■ Instruction: Write out, word for word, the first line of the data below and every line after it through the one containing "const gskC_OR10G2Err = [0.060, 0.043, 0.244, 0.050];".

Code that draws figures
--------

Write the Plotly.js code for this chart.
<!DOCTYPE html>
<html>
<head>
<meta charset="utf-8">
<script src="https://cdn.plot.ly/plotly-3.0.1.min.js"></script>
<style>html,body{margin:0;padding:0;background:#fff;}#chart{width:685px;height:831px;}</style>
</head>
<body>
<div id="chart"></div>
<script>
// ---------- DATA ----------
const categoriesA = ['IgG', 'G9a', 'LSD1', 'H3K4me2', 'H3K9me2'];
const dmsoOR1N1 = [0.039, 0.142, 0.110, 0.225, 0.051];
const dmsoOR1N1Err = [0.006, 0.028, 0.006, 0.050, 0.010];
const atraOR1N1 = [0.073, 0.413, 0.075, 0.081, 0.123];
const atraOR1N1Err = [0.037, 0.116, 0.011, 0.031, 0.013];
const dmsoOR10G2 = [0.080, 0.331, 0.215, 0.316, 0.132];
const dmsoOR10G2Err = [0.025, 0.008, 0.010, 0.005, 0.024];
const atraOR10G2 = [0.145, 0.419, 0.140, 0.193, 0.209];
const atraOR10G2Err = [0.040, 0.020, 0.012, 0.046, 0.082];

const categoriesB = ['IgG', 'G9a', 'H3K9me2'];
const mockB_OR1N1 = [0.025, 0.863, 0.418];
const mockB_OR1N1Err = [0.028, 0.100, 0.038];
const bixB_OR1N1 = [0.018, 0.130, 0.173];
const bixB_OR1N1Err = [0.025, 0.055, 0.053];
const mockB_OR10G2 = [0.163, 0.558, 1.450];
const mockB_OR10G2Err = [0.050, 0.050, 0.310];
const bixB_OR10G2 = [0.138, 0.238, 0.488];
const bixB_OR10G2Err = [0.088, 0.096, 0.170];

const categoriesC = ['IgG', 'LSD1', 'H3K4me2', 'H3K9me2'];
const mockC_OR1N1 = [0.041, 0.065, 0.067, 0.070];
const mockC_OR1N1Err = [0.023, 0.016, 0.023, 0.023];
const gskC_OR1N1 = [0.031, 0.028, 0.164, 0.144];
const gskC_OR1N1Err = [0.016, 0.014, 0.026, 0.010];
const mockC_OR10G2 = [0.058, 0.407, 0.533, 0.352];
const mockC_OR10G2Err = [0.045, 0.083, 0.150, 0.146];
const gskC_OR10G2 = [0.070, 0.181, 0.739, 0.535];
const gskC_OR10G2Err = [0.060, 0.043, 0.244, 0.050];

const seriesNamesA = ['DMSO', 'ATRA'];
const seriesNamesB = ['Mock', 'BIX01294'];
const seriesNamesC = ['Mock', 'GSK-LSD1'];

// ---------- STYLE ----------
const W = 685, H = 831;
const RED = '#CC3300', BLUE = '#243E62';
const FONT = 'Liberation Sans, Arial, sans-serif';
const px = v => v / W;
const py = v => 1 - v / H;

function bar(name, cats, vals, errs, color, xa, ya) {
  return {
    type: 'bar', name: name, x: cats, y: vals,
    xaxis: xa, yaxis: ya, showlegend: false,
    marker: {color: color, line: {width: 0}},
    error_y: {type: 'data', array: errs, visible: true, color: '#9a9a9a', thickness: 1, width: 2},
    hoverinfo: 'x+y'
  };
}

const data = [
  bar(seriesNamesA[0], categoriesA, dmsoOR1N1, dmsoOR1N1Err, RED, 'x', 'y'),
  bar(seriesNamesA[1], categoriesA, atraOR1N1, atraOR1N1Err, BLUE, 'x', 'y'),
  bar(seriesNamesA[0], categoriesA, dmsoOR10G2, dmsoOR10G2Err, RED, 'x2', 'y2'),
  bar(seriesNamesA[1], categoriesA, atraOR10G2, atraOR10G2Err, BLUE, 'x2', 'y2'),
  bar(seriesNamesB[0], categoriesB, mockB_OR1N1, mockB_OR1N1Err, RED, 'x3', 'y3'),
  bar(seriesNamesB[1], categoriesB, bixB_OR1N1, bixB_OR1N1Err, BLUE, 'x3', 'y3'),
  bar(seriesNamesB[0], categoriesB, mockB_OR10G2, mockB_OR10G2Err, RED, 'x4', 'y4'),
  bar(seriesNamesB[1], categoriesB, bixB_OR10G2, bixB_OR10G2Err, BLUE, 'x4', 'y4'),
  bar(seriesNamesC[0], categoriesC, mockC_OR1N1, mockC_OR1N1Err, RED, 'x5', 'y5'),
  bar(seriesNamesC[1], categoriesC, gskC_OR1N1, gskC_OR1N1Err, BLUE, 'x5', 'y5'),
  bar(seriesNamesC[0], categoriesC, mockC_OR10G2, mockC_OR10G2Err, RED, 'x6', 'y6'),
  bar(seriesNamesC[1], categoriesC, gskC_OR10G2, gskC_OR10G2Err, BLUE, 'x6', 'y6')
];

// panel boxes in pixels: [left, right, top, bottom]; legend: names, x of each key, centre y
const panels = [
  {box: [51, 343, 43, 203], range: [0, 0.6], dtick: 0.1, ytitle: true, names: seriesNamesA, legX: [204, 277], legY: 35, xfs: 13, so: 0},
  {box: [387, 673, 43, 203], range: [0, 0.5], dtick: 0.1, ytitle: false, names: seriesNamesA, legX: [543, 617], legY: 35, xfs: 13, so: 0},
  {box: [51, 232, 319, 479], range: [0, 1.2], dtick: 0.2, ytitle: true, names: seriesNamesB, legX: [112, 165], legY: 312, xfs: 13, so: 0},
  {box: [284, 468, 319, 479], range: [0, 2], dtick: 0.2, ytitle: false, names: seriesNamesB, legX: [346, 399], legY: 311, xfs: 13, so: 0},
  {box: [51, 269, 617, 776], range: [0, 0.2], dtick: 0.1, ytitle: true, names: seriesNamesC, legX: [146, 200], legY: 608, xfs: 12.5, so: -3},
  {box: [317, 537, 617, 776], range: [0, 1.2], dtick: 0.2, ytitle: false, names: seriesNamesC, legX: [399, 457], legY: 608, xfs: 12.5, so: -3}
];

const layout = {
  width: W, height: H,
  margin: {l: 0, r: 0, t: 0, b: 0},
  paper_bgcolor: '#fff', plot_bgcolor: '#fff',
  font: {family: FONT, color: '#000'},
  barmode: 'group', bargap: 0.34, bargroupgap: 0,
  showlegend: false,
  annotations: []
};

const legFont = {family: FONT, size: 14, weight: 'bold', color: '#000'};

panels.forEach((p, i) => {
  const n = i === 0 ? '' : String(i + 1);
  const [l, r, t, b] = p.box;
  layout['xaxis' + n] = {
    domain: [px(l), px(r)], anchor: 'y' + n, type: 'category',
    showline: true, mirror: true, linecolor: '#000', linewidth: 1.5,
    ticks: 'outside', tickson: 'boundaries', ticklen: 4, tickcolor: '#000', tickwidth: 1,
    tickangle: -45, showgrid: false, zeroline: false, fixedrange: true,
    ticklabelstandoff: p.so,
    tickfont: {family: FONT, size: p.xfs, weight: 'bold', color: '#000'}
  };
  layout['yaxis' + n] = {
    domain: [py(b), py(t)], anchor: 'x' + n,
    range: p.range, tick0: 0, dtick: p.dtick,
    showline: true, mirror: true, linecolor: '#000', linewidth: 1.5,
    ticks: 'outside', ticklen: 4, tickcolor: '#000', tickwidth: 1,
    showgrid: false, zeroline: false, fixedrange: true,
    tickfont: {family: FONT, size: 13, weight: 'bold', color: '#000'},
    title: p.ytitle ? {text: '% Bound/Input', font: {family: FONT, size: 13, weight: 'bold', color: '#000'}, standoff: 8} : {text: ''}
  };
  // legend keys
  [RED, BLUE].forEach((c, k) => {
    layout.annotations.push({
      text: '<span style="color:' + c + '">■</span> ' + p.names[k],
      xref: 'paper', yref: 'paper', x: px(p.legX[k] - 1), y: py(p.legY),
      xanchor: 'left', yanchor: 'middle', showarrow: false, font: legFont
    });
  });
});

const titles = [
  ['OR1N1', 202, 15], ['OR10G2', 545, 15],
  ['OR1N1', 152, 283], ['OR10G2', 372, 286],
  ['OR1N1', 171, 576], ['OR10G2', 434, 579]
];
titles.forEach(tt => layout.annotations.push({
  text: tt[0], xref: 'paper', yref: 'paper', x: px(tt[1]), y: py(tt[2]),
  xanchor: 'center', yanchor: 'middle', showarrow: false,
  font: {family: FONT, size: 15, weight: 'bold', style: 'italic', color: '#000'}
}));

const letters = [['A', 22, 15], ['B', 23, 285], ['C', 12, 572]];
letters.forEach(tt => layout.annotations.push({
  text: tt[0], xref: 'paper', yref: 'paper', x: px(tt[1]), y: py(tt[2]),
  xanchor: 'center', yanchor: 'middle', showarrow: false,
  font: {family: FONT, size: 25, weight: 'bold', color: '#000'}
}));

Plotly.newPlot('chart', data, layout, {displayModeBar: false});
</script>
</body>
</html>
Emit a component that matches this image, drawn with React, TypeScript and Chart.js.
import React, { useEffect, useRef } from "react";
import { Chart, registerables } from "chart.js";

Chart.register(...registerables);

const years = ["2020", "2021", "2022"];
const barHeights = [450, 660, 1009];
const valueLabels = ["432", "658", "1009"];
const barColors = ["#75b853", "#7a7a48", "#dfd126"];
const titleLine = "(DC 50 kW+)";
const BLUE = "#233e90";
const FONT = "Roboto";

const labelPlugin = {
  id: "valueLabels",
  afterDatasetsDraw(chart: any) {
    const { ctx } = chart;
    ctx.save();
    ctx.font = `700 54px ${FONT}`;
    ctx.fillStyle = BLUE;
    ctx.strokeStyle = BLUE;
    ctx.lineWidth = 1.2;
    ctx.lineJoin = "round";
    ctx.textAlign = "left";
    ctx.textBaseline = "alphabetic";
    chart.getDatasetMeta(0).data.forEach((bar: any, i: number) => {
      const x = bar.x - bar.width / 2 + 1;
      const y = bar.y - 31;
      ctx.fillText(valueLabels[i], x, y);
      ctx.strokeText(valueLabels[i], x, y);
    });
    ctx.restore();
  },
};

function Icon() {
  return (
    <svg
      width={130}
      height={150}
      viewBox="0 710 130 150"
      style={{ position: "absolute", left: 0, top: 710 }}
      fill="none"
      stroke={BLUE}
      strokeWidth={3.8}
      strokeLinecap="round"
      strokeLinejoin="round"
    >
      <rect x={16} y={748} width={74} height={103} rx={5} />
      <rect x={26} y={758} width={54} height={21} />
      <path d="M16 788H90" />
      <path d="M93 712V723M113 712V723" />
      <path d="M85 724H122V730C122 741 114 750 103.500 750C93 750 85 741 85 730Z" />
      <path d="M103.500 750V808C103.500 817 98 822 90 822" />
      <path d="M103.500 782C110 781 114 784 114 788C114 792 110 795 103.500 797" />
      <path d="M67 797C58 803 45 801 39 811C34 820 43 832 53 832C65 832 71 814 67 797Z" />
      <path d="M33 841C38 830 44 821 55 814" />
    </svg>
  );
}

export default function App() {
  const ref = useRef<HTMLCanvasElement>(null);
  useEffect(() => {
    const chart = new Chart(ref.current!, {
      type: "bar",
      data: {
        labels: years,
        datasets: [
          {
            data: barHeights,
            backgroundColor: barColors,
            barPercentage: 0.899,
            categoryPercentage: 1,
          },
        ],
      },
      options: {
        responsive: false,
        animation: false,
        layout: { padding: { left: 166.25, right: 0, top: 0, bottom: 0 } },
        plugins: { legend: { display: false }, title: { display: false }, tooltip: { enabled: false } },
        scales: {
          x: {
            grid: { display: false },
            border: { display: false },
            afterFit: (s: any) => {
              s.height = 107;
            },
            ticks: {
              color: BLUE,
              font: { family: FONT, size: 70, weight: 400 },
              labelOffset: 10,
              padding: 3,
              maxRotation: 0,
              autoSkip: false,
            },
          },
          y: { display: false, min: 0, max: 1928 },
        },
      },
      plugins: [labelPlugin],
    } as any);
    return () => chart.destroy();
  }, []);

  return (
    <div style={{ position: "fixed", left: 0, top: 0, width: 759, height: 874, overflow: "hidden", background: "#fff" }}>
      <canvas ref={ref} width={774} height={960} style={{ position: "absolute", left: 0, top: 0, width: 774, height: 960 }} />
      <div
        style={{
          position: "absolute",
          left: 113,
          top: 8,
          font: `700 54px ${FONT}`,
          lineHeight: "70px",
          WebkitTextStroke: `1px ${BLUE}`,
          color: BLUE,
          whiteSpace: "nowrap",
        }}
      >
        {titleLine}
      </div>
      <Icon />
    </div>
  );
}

--------

■ Written answer:
Write the Plotly.js code for this chart.
<!DOCTYPE html>
<html>
<head>
<meta charset="utf-8">
<script src="https://cdn.plot.ly/plotly-3.0.1.min.js"></script>
<style>html,body{margin:0;padding:0;background:#fff;}#chart{width:685px;height:831px;}</style>
</head>
<body>
<div id="chart"></div>
<script>
// ---------- DATA ----------
const categoriesA = ['IgG', 'G9a', 'LSD1', 'H3K4me2', 'H3K9me2'];
const dmsoOR1N1 = [0.039, 0.142, 0.110, 0.225, 0.051];
const dmsoOR1N1Err = [0.006, 0.028, 0.006, 0.050, 0.010];
const atraOR1N1 = [0.073, 0.413, 0.075, 0.081, 0.123];
const atraOR1N1Err = [0.037, 0.116, 0.011, 0.031, 0.013];
const dmsoOR10G2 = [0.080, 0.331, 0.215, 0.316, 0.132];
const dmsoOR10G2Err = [0.025, 0.008, 0.010, 0.005, 0.024];
const atraOR10G2 = [0.145, 0.419, 0.140, 0.193, 0.209];
const atraOR10G2Err = [0.040, 0.020, 0.012, 0.046, 0.082];

const categoriesB = ['IgG', 'G9a', 'H3K9me2'];
const mockB_OR1N1 = [0.025, 0.863, 0.418];
const mockB_OR1N1Err = [0.028, 0.100, 0.038];
const bixB_OR1N1 = [0.018, 0.130, 0.173];
const bixB_OR1N1Err = [0.025, 0.055, 0.053];
const mockB_OR10G2 = [0.163, 0.558, 1.450];
const mockB_OR10G2Err = [0.050, 0.050, 0.310];
const bixB_OR10G2 = [0.138, 0.238, 0.488];
const bixB_OR10G2Err = [0.088, 0.096, 0.170];

const categoriesC = ['IgG', 'LSD1', 'H3K4me2', 'H3K9me2'];
const mockC_OR1N1 = [0.041, 0.065, 0.067, 0.070];
const mockC_OR1N1Err = [0.023, 0.016, 0.023, 0.023];
const gskC_OR1N1 = [0.031, 0.028, 0.164, 0.144];
const gskC_OR1N1Err = [0.016, 0.014, 0.026, 0.010];
const mockC_OR10G2 = [0.058, 0.407, 0.533, 0.352];
const mockC_OR10G2Err = [0.045, 0.083, 0.150, 0.146];
const gskC_OR10G2 = [0.070, 0.181, 0.739, 0.535];
const gskC_OR10G2Err = [0.060, 0.043, 0.244, 0.050];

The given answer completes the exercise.